After he graduates from UW-Platteville, Wages plans to work in a position where he can help juveniles who are transitioning into, or out of, incarceration. “It can be very difficult for juveniles to transition back into society because the environment in jail is so different,” he said. “The internship experience at PDCI is directly applicable to this type of career.”
“I enjoyed seeing the growth within the inmates’ personalities and ways of thinking,” said Meunier. “I learned many things from this experience, but the most important was that a key part of positive change is self-awareness and that showing a little bit of compassion can go a long way. Even though I already came in with the thought that inmates are just people, by working with them it really emphasizes that they just made a mistake and they want to do better for their families and for themselves.”
After she graduates from UW-Platteville, Meunier plans to attend graduate school and earn a master’s in social work. Her career goal is to work in the restorative justice field to help both families and individuals improve their lives. “Working with these inmates gave me experience and insight into other peoples’ lives and their challenges, which will help me towards my career goal of making a positive impact on other people’s lives,” she said.
“The thing I enjoyed most about this experience was working with the inmates,” said Slaght. “We had a really great group and they made this experience enjoyable. They were there because they genuinely wanted a change in their life. They did not receive anything out of this group besides the experience. This meant a lot to me. After the 12 weeks were done, it felt like we still had so much to cover and conquer. I wish we could have had more time for this group for the benefit of the men.”
After she graduates from UW-Platteville, Slaght plans to continue her education and earn a master’s in social work or counseling. “I have a compassionate heart and it needs to be used to help others,” she said. “I want to be the light for others. I want to make a difference in people’s lives. This experience showed me that I am in the right field of work. Being able to get real life experience has been one of the best preparations I have had to prepare for my future career. I am so grateful for this experience.”
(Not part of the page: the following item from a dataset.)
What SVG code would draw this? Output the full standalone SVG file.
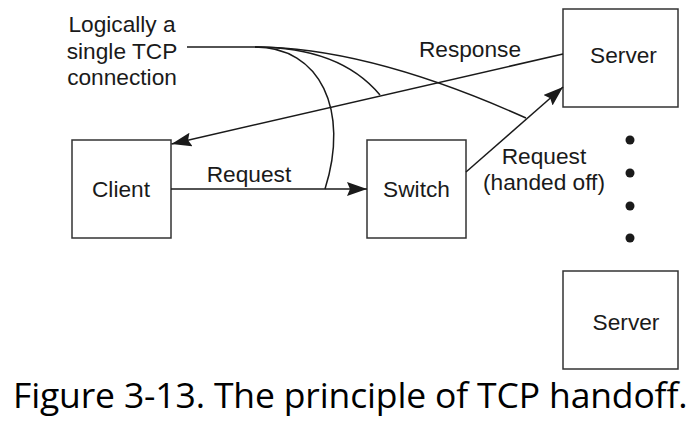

Impact of program on inmates
Participating in the program had a deep impact on the inmates too, who shared what they had learned and how they planned to use the information in their daily lives.
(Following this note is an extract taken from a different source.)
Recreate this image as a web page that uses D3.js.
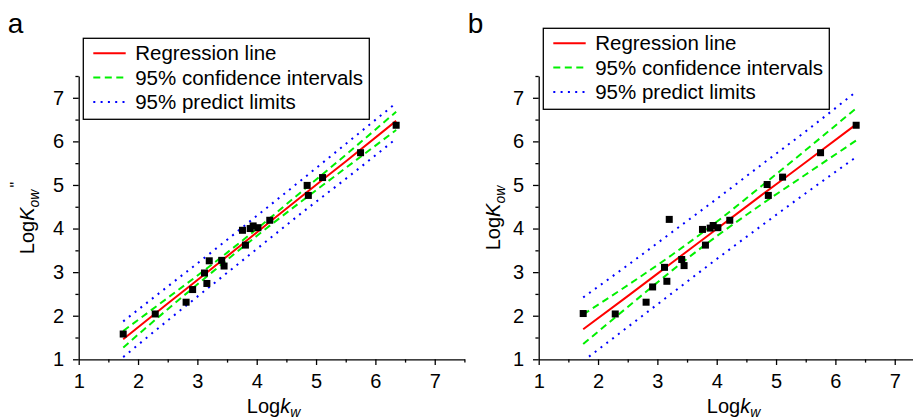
<!DOCTYPE html>
<html>
<head>
<meta charset="utf-8">
<script src="https://cdn.jsdelivr.net/npm/d3@7"></script>
<style>
body { margin: 0; background: #fff; }
text { font-family: "Liberation Sans", Arial, sans-serif; }
</style>
</head>
<body>
<svg id="chart" width="913" height="420"></svg>
<script>
// measured values (Log kw vs Log Kow)
let logKw = [1.75, 2.29, 2.81, 2.92, 3.12, 3.16, 3.20, 3.41, 3.45, 3.76, 3.81, 3.89, 3.94, 4.02, 4.22, 4.85, 4.87, 5.11, 5.75, 6.35];
let logKowA = [1.58, 2.04, 2.31, 2.60, 2.98, 2.74, 3.26, 3.27, 3.14, 3.96, 3.62, 4.00, 4.06, 4.02, 4.19, 4.99, 4.76, 5.17, 5.74, 6.37];
let logKowB = [2.05, 2.04, 2.31, 2.66, 3.11, 2.79, 4.21, 3.29, 3.15, 3.98, 3.62, 4.01, 4.07, 4.02, 4.19, 5.01, 4.76, 5.18, 5.74, 6.37];

// fit line and bands at these x positions
let bandX = [1.75, 2.5, 3.25, 4.0, 4.75, 5.5, 6.35];
let fitA = [1.46, 2.28, 3.09, 3.91, 4.73, 5.54, 6.47];
let ciUpA = [1.65, 2.41, 3.18, 3.99, 4.84, 5.69, 6.68];
let ciLoA = [1.27, 2.15, 3.00, 3.83, 4.62, 5.39, 6.26];
let piUpA = [1.87, 2.67, 3.47, 4.29, 5.11, 5.94, 6.88];
let piLoA = [1.05, 1.89, 2.71, 3.53, 4.35, 5.14, 6.06];

let fitB = [1.69, 2.45, 3.22, 3.99, 4.76, 5.52, 6.39];
let ciUpB = [2.03, 2.70, 3.40, 4.155, 4.97, 5.80, 6.76];
let ciLoB = [1.35, 2.20, 3.04, 3.825, 4.55, 5.24, 6.02];
let piUpB = [2.42, 3.16, 3.92, 4.68, 5.46, 6.23, 7.14];
let piLoB = [0.96, 1.74, 2.52, 3.30, 4.06, 4.81, 5.64];

let majorTicks = [1, 2, 3, 4, 5, 6, 7];
let minorTicks = [1.5, 2.5, 3.5, 4.5, 5.5, 6.5, 7.5];
let legendLabels = ["Regression line", "95% confidence intervals", "95% predict limits"];

let svg = d3.select("#chart");

function drawPanel(id, x0, legendTop, titleX, letter, yVals, fit, ciUp, ciLo, piUp, piLo, prime) {
    let xScale = d3.scaleLinear().domain([1, 7.5]).range([x0, x0 + 385.7]);
    let yScale = d3.scaleLinear().domain([1, 7.5]).range([359.3, 76]);

    let g = svg.append("g");

    g.append("clipPath").attr("id", "clip" + id)
        .append("rect")
        .attr("x", x0).attr("y", 76)
        .attr("width", 385.7).attr("height", 283.3);

    // axes
    let xMinor = d3.axisBottom(xScale).tickValues(minorTicks).tickSize(3.3).tickFormat("");
    let yMinor = d3.axisLeft(yScale).tickValues(minorTicks).tickSize(3.3).tickFormat("");
    let xAxis = d3.axisBottom(xScale).tickValues(majorTicks).tickSize(5.7).tickSizeOuter(0).tickPadding(9).tickFormat(d3.format("d"));
    let yAxis = d3.axisLeft(yScale).tickValues(majorTicks).tickSize(5.7).tickSizeOuter(0).tickPadding(9).tickFormat(d3.format("d"));

    g.append("g").attr("transform", "translate(0,359.3)").call(xMinor)
        .call(a => a.select(".domain").remove());
    g.append("g").attr("transform", "translate(" + x0 + ",0)").call(yMinor)
        .call(a => a.select(".domain").remove());
    g.append("g").attr("transform", "translate(0,359.3)").call(xAxis);
    g.append("g").attr("transform", "translate(" + x0 + ",0)").call(yAxis);

    g.selectAll(".tick line").attr("stroke", "#000").attr("stroke-width", 1.3);
    g.selectAll(".domain").attr("stroke", "#000").attr("stroke-width", 1.3);
    g.selectAll(".tick text")
        .style("font-family", "'Liberation Sans', Arial, sans-serif")
        .style("font-size", "20px")
        .attr("fill", "#000");

    // bands and fit line
    let line = d3.line()
        .curve(d3.curveMonotoneX)
        .x((d, i) => xScale(bandX[i]))
        .y(d => yScale(d));

    let plot = g.append("g").attr("clip-path", "url(#clip" + id + ")");

    [piUp, piLo].forEach(s => {
        plot.append("path").attr("d", line(s))
            .attr("fill", "none").attr("stroke", "#0000ff")
            .attr("stroke-width", 2).attr("stroke-dasharray", "2,5.3");
    });
    [ciUp, ciLo].forEach(s => {
        plot.append("path").attr("d", line(s))
            .attr("fill", "none").attr("stroke", "#00f000")
            .attr("stroke-width", 2).attr("stroke-dasharray", "7,4.5");
    });
    plot.append("path").attr("d", line(fit))
        .attr("fill", "none").attr("stroke", "#ff0000").attr("stroke-width", 2);

    // points
    g.selectAll(".pt")
        .data(yVals)
        .enter()
        .append("rect")
        .attr("class", "pt")
        .attr("x", (d, i) => xScale(logKw[i]) - 3.5)
        .attr("y", d => yScale(d) - 3.5)
        .attr("width", 7).attr("height", 7)
        .attr("fill", "#000");

    // legend
    let lg = g.append("g");
    lg.append("rect")
        .attr("x", x0 + 4.6).attr("y", legendTop)
        .attr("width", 286).attr("height", 81)
        .attr("fill", "#fff").attr("stroke", "#000").attr("stroke-width", 1.3);
    let styles = [
        {color: "#ff0000", dash: null},
        {color: "#00f000", dash: "7,4.5"},
        {color: "#0000ff", dash: "2,5.3"}
    ];
    legendLabels.forEach((lab, i) => {
        let yy = legendTop + 15 + i * 24.3;
        lg.append("line")
            .attr("x1", x0 + 14.6).attr("x2", x0 + 47)
            .attr("y1", yy).attr("y2", yy)
            .attr("stroke", styles[i].color).attr("stroke-width", 2)
            .attr("stroke-dasharray", styles[i].dash);
        lg.append("text")
            .attr("x", x0 + 56.5).attr("y", yy).attr("dy", "0.35em")
            .style("font-size", "20.5px")
            .text(lab);
    });

    // axis titles
    let xt = g.append("text")
        .attr("x", x0 + 385.7 / 2 + 2).attr("y", 413)
        .attr("text-anchor", "middle")
        .style("font-size", "20px");
    xt.append("tspan").text("Log");
    xt.append("tspan").style("font-style", "italic").text("k");
    xt.append("tspan").style("font-style", "italic").style("font-size", "14px").attr("dy", 4).text("w");

    let yt = g.append("text")
        .attr("transform", "translate(" + titleX + ",218) rotate(-90)")
        .attr("text-anchor", "middle")
        .style("font-size", "20px");
    yt.append("tspan").text("Log");
    yt.append("tspan").style("font-style", "italic").text("K");
    yt.append("tspan").style("font-style", "italic").style("font-size", "14px").attr("dy", 5).text("ow");
    if (prime) {
        yt.append("tspan").style("font-size", "16px").attr("dx", 2).attr("dy", -17).text("\"");
    }

    // panel letter
    g.append("text")
        .attr("x", x0 - 71).attr("y", 33)
        .style("font-size", "28px")
        .text(letter);
}

drawPanel("a", 78.7, 38.3, 34, "a", logKowA, fitA, ciUpA, ciLoA, piUpA, piLoA, true);
drawPanel("b", 538.7, 28.3, 500, "b", logKowB, fitB, ciUpB, ciLoB, piUpB, piLoB, false);
</script>
</body>
</html>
“Forgiveness takes time and it’s okay to do it at your own pace,” said one inmate. “You don’t have to feel bad or guilty for taking some time. It’s important for your own health to forgive and let go. I appreciate everybody who took the time to participate in this with me.”
“I learned that by learning to forgive, I’m learning how to let go of my anger,” said another inmate. “I now feel very light, like walking on air. I’m also learning to forgive myself, which is helping me rebuild bonds with my kids.”
“I will use this information I learned in the group daily on most of my situations,” said a third inmate. “At times, I felt that since I’m in prison, a lot of people are mad at me, so I use some techniques to help them understand my problems and situation.”
UW-Platteville and PDCI hope to continue collaborating in creating other programming for inmates.